Diary of a quarantined sociologist - day 12
By Sally Daly
You know the movie Groundhog day? You know the one with Bill Murray? Well, for those of you who don’t, there’s this cynical weather man named Phil (played by Murray) who gets trapped in a time loop that forces him to relive Groundhog day (February 2nd) on repeat, indefinitely. I will try not to ruin too much of this film for you (sorry mom but you had over 27 years to watch this movie), but essentially the movie follows Murray who realises that he is trapped within February 2nd where everything and everyone is on repeat. While at first Murray uses this time to indulge himself in patterns of debauchery; knowing that there are no negative repercussions for his actions - inevitably the repetitive nature of the day begins to wane and he loses himself in despair. What finally breaks him of this negative cycle is the day when he realises that he could use this time and his knowledge of the repetitive loops to change himself and others (also with the help of Andie MacDowell’s character ‘Rita’). My favourite part of the film is when he uses this time to learn french, to play the piano, become an ice sculpturist, and quite literally save people from accident and misfortune. The premise of the movie is so fascinating because it forces us to ask the question about what we would do if we were in a similar situation? Would we use this time for personal development and growth like Murray? Or would we find ourselves stuck in his pre-growth mindset? What would it be like to be trapped in a time loop? How would we cope?

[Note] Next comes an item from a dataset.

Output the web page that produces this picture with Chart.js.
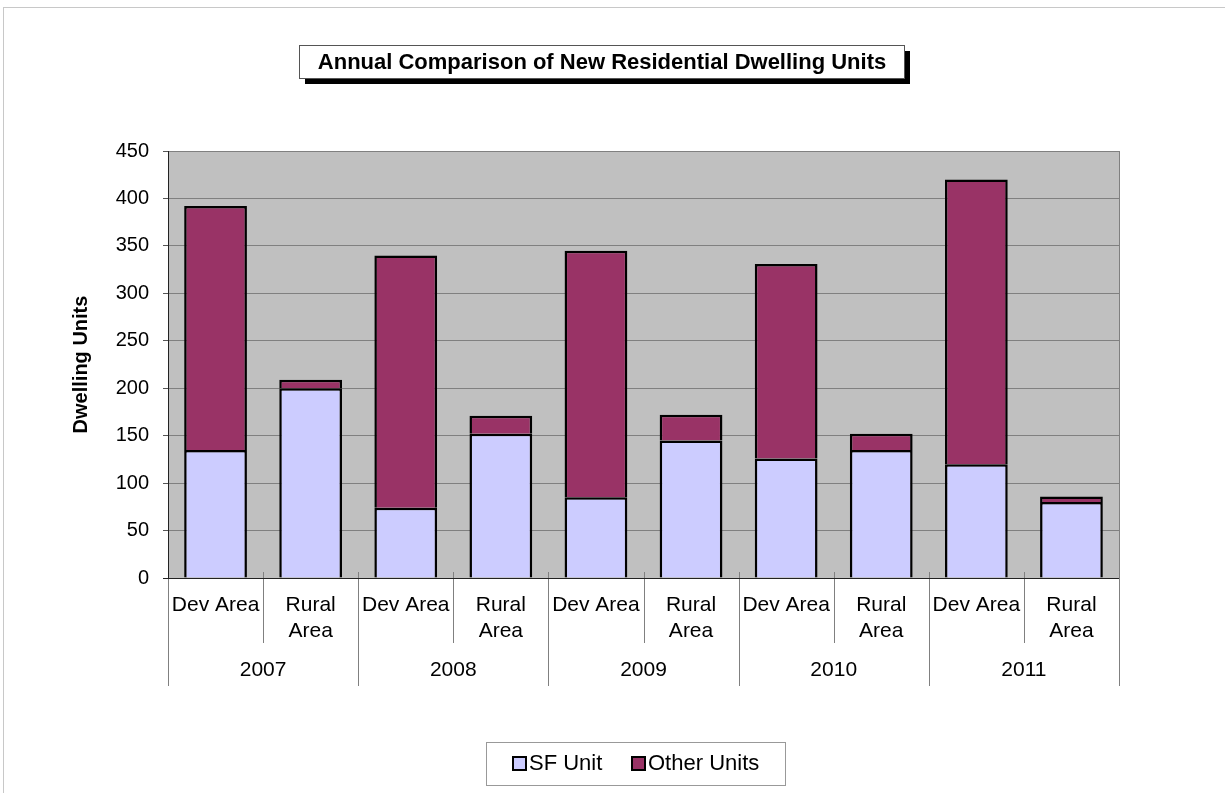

The idea of this time-loop or a day on repeat has come up elsewhere of course. Think of the movie Fifty First Dates, in which Drew Barrymore’s character Lucy suffers from short-term memory loss and so relives the same day over and over. While she is largely unaware that she is doing so, all those around her continue to replay the day that she had the accident in order to keep her from feeling stressed or overwhelmed- her dad and brother going so far as to watch the Sixth Sense every night for years on end. Even an episode of the Vampire Diaries (yes I fully admit to having watched all 7 seasons), has two main characters trapped in a time warp where they are forced to live the same day on repeat, yet remain fully conscious of the fact that they are doing so. Every morning they must eat the same pancake breakfast and every day follow the same routine. Before I Fall is a film about a young high-school student who is forced to relive the day that she died over and over again in an attempt to change its outcome. The notion of being trapped in time, of having to relive the same day over and over again fascinates us, alarms us, and quite often scares us. While I cannot fully relate to what this would be like on a more permanent basis (or even on the scale that is presented in some of these films), today I am beginning to get a sense of what it might look like. Today for me feels alarmingly like groundhog day.
Today I got up and began my usual morning routine of workout, shower, coffee, breakfast. I put on the same ‘morning motivation’ playlist. I put back on the same comfortable grey sweatpants, and I sat at the same desk and computer where I again continued to transcribe interviews for most of the day. I had lunch on the balcony, I read some of my book during an afternoon break, and I will no doubt read again while waiting for dinner to be delivered; in which case I will sit with my ipad and watch an tv show episode or a movie while eating before brushing my teeth and going to sleep around 10pm. Of course there are slight variations in my day, just like in Murray’s, that are based around my personal decisions and choices made. But largely today is Groundhog day. In reflecting on this, however, I began to realise that many of us probably feel like this during a work-week- like cogs in a machine going through the motions. This is perhaps why so many of us try to do things to break it up, like go on a holiday, go out on a weeknight, take hikes in the woods or swims at the beach, and generally try to live. We take on new tasks and set goals for ourselves, we sign up for courses and learning opportunities, or we volunteer in our communities. Murray’s character began to find greater solace and benefit from spending his days not only making his life better, but also the lives of those around him as well. In the end this is what helped him break his cycle of routine and disrupt the time loop. So. The question remains. When I get out of quarantine, how am I going to make the most of each day?